──────── Dataset excerpts

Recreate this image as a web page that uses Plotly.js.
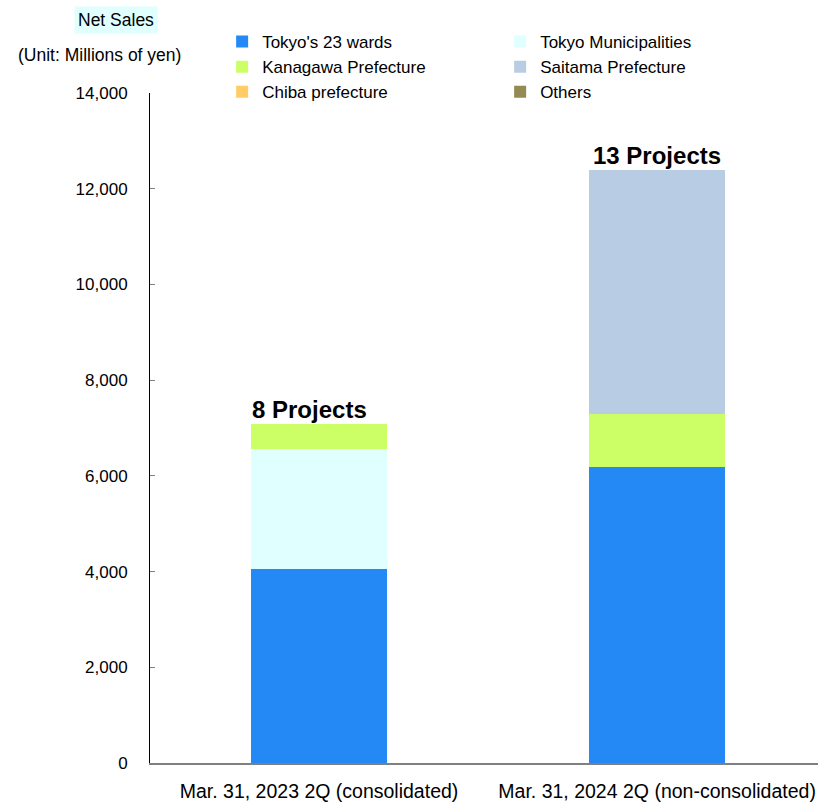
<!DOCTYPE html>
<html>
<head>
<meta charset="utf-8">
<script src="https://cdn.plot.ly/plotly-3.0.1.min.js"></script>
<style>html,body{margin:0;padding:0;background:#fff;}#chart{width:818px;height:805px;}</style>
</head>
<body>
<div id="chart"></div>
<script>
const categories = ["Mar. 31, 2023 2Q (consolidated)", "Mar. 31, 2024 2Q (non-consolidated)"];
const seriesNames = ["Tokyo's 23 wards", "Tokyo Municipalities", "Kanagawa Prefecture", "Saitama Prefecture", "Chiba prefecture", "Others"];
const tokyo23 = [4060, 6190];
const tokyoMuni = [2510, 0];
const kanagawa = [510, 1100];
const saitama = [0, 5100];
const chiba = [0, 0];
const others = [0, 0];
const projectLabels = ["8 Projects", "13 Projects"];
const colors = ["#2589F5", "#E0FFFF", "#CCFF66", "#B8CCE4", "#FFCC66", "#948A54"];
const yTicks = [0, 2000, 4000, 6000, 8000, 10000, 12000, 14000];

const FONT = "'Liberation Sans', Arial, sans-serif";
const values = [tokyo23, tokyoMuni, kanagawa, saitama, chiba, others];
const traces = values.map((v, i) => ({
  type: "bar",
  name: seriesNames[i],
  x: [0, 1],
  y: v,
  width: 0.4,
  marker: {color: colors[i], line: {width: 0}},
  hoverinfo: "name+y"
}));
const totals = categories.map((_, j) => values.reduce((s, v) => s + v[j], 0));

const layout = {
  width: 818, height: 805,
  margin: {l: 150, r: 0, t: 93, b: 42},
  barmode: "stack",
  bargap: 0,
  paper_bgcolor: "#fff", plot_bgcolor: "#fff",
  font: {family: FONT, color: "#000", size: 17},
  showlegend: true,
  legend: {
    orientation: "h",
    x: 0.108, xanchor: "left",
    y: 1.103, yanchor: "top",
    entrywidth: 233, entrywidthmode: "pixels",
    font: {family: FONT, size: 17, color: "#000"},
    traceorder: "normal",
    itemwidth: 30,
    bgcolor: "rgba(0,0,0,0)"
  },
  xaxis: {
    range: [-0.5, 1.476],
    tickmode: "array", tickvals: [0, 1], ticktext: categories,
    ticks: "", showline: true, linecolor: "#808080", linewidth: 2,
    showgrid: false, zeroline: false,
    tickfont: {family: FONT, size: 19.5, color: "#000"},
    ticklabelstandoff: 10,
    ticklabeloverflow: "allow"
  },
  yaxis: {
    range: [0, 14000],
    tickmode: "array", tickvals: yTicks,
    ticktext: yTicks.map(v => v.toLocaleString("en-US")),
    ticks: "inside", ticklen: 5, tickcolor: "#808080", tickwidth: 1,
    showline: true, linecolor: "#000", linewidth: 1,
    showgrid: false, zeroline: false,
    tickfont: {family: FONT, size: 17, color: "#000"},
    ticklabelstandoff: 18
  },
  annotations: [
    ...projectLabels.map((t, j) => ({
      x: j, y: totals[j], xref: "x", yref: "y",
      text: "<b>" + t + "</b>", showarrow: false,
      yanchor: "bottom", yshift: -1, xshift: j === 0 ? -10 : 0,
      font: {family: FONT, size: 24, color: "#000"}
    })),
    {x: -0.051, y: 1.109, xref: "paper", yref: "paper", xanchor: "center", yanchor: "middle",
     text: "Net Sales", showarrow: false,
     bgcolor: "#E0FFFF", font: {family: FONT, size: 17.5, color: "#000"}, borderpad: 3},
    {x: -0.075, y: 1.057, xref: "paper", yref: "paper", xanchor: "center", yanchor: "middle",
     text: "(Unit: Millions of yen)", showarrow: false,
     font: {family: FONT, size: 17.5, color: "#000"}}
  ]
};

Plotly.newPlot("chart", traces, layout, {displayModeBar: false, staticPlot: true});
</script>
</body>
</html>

────────────────
──────── Dataset excerpts

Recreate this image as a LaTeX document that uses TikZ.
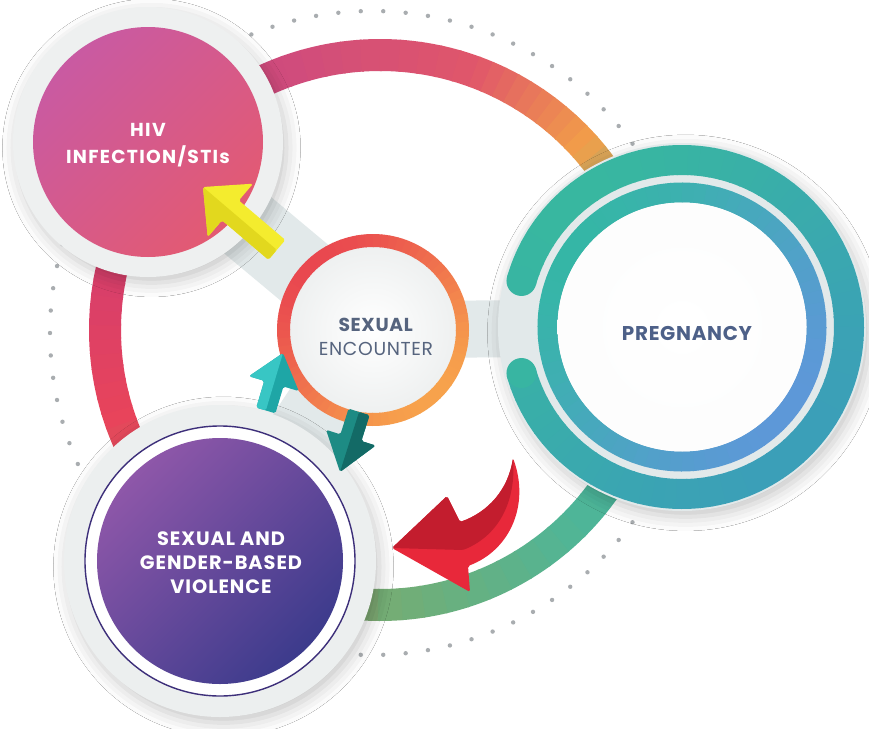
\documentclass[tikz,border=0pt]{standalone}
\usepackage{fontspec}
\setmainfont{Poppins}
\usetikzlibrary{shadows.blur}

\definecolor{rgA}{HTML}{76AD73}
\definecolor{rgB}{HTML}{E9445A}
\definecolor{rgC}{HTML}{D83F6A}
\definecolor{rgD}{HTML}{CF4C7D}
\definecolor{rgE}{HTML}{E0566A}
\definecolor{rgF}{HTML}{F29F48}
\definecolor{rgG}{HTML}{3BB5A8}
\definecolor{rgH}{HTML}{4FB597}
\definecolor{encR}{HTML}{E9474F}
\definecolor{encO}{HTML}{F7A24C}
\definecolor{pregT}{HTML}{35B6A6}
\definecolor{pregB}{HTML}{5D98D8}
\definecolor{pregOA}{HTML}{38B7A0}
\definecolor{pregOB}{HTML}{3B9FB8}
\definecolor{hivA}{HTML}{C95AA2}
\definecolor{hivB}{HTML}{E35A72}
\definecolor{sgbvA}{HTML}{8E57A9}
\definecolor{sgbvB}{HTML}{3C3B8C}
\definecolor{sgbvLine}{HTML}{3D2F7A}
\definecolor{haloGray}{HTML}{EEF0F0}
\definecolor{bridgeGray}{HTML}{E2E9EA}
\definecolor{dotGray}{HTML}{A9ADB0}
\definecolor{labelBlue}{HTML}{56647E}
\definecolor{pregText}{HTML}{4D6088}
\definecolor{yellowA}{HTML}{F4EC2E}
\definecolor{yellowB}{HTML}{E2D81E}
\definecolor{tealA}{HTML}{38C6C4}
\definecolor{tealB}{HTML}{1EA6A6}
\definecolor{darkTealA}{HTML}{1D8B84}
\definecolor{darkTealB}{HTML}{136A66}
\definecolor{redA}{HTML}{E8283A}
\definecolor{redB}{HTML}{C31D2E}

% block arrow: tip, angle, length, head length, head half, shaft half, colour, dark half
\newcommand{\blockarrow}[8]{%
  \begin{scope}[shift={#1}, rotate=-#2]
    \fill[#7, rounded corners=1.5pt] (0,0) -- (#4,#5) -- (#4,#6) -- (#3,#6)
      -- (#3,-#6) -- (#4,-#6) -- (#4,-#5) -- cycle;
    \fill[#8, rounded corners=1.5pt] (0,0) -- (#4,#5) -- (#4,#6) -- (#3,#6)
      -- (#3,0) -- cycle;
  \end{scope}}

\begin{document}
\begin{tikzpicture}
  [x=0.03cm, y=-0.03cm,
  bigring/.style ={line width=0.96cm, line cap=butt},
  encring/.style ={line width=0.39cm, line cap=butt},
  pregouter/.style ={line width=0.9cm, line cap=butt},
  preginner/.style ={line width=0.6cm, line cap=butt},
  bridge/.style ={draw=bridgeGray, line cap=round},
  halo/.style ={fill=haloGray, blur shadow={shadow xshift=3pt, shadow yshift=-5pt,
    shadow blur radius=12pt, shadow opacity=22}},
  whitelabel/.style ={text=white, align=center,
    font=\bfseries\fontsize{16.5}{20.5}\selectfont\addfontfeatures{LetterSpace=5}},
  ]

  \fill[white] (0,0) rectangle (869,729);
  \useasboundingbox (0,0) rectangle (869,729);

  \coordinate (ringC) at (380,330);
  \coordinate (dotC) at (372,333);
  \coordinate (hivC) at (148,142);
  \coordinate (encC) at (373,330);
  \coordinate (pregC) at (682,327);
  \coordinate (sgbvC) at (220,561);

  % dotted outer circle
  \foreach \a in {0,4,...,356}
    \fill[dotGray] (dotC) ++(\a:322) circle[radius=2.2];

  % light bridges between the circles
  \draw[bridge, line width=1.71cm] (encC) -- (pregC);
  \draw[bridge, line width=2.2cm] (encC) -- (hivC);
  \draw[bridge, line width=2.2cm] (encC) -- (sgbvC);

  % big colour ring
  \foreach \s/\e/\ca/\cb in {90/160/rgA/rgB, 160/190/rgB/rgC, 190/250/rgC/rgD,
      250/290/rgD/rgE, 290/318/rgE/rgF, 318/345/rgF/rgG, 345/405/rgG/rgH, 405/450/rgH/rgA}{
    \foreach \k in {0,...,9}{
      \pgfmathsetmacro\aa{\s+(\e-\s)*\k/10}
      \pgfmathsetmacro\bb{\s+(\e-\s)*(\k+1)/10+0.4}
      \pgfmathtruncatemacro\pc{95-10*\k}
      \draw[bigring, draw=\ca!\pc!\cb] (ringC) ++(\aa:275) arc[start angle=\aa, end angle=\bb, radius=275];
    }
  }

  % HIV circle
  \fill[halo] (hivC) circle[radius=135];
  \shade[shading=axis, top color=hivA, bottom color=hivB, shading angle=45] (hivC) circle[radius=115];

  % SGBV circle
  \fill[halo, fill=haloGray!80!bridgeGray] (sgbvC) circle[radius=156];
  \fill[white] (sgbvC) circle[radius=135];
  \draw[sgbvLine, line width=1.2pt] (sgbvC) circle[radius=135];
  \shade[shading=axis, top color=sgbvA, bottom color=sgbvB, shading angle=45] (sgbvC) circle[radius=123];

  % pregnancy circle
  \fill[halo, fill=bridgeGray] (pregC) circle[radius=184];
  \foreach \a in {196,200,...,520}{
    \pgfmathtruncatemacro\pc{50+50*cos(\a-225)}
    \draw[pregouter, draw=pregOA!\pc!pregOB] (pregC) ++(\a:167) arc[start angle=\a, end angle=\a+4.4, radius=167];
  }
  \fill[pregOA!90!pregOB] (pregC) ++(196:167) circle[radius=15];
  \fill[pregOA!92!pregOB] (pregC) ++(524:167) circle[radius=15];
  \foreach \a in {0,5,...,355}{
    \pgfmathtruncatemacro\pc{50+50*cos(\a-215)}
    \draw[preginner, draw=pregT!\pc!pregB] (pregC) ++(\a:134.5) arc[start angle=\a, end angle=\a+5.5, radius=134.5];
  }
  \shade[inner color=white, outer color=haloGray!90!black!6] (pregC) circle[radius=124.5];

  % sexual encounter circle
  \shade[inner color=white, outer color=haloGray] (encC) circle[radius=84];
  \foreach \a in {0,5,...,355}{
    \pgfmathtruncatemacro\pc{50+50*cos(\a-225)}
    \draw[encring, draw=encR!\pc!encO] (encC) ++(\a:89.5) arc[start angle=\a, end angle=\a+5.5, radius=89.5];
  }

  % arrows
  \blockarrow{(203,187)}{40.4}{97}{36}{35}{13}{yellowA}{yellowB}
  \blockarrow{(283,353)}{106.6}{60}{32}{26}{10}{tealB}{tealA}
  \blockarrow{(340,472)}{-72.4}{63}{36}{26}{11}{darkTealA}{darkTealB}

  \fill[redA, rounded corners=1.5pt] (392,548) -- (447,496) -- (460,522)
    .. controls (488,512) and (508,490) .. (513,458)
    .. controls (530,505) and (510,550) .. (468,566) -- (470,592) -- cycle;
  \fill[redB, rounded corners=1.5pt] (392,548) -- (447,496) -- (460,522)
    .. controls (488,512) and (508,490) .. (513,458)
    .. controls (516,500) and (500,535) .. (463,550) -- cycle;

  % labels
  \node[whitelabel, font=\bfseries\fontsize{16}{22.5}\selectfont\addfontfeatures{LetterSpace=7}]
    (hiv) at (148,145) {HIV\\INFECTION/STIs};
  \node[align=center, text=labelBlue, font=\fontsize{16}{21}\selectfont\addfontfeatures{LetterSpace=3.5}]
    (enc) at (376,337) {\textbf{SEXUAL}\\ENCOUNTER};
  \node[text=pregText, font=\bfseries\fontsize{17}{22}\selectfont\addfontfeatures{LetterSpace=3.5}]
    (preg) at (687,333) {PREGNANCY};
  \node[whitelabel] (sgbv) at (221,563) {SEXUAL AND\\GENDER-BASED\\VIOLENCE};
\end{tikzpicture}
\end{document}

────────────────

Start with the line that includes "Recreate this image as a web" and finish with the line that includes "const totals = categories.map((_, j)": reproduce those lines exactly, nothing before or after, and omit any pictures.

Recreate this image as a web page that uses Plotly.js.
<!DOCTYPE html>
<html>
<head>
<meta charset="utf-8">
<script src="https://cdn.plot.ly/plotly-3.0.1.min.js"></script>
<style>html,body{margin:0;padding:0;background:#fff;}#chart{width:818px;height:805px;}</style>
</head>
<body>
<div id="chart"></div>
<script>
const categories = ["Mar. 31, 2023 2Q (consolidated)", "Mar. 31, 2024 2Q (non-consolidated)"];
const seriesNames = ["Tokyo's 23 wards", "Tokyo Municipalities", "Kanagawa Prefecture", "Saitama Prefecture", "Chiba prefecture", "Others"];
const tokyo23 = [4060, 6190];
const tokyoMuni = [2510, 0];
const kanagawa = [510, 1100];
const saitama = [0, 5100];
const chiba = [0, 0];
const others = [0, 0];
const projectLabels = ["8 Projects", "13 Projects"];
const colors = ["#2589F5", "#E0FFFF", "#CCFF66", "#B8CCE4", "#FFCC66", "#948A54"];
const yTicks = [0, 2000, 4000, 6000, 8000, 10000, 12000, 14000];

const FONT = "'Liberation Sans', Arial, sans-serif";
const values = [tokyo23, tokyoMuni, kanagawa, saitama, chiba, others];
const traces = values.map((v, i) => ({
  type: "bar",
  name: seriesNames[i],
  x: [0, 1],
  y: v,
  width: 0.4,
  marker: {color: colors[i], line: {width: 0}},
  hoverinfo: "name+y"
}));
const totals = categories.map((_, j) => values.reduce((s, v) => s + v[j], 0));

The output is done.